* EXTRACTED DATA *
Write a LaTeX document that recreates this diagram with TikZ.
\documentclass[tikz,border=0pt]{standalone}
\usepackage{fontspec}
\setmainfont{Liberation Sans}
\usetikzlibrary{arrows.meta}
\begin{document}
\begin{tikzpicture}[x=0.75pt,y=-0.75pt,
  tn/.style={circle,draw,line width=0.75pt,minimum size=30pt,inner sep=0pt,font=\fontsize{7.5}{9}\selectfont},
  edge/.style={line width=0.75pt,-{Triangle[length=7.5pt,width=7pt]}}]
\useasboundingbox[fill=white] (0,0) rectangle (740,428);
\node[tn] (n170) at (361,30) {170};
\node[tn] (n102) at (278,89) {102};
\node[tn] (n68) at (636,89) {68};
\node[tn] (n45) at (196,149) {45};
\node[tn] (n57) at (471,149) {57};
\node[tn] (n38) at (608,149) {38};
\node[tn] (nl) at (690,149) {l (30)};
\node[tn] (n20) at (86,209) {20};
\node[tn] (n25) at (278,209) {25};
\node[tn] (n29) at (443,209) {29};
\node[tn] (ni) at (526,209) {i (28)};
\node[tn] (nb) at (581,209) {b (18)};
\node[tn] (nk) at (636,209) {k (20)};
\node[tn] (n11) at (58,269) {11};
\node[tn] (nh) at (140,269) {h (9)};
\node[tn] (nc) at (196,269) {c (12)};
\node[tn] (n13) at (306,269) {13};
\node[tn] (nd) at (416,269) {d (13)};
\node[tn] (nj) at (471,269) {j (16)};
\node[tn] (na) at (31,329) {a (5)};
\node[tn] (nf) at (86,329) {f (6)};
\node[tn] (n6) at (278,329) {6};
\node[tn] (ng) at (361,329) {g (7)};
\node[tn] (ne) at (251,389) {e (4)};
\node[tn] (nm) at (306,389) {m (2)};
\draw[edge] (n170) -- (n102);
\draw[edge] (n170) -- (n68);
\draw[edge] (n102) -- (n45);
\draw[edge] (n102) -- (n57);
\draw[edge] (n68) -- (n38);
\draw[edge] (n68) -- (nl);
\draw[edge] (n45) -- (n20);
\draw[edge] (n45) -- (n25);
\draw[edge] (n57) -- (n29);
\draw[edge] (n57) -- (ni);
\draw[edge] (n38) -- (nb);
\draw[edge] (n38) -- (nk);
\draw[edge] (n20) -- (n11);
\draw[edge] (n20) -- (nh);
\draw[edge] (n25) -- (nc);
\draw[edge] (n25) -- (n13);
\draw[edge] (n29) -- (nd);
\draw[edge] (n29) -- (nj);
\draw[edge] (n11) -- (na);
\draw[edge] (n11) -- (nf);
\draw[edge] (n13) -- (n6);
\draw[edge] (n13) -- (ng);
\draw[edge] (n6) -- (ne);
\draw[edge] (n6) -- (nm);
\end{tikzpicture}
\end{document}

--

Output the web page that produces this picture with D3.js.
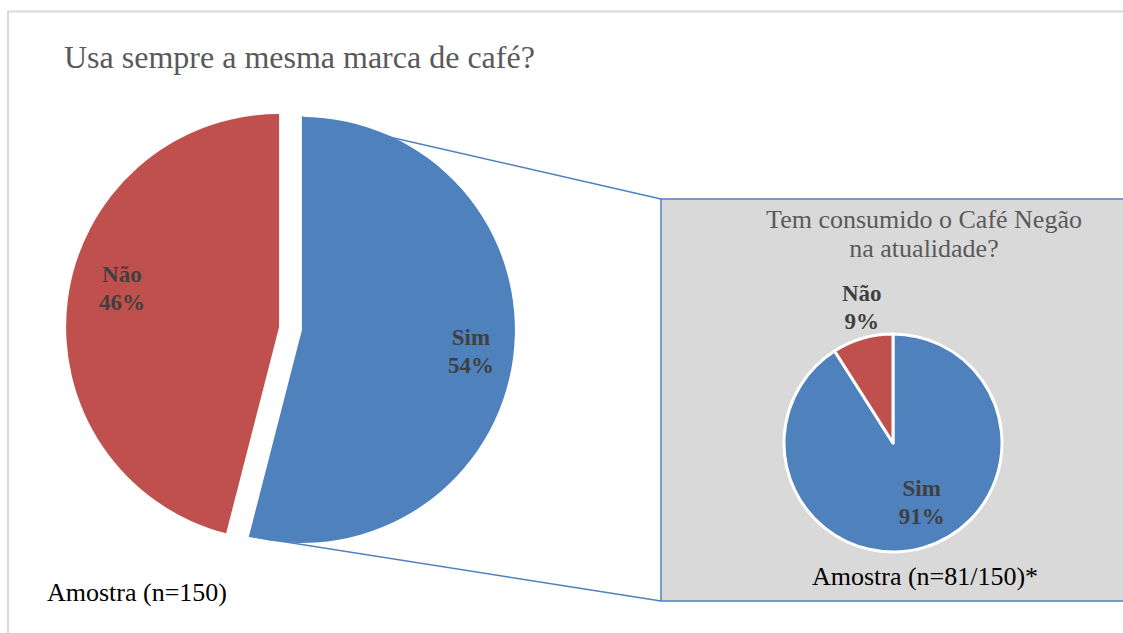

* SHORT TASK *
From the records above, pull out each line that has "this".

* TASK OUTPUT *
Write a LaTeX document that recreates this diagram with TikZ.
Output the web page that produces this picture with D3.js.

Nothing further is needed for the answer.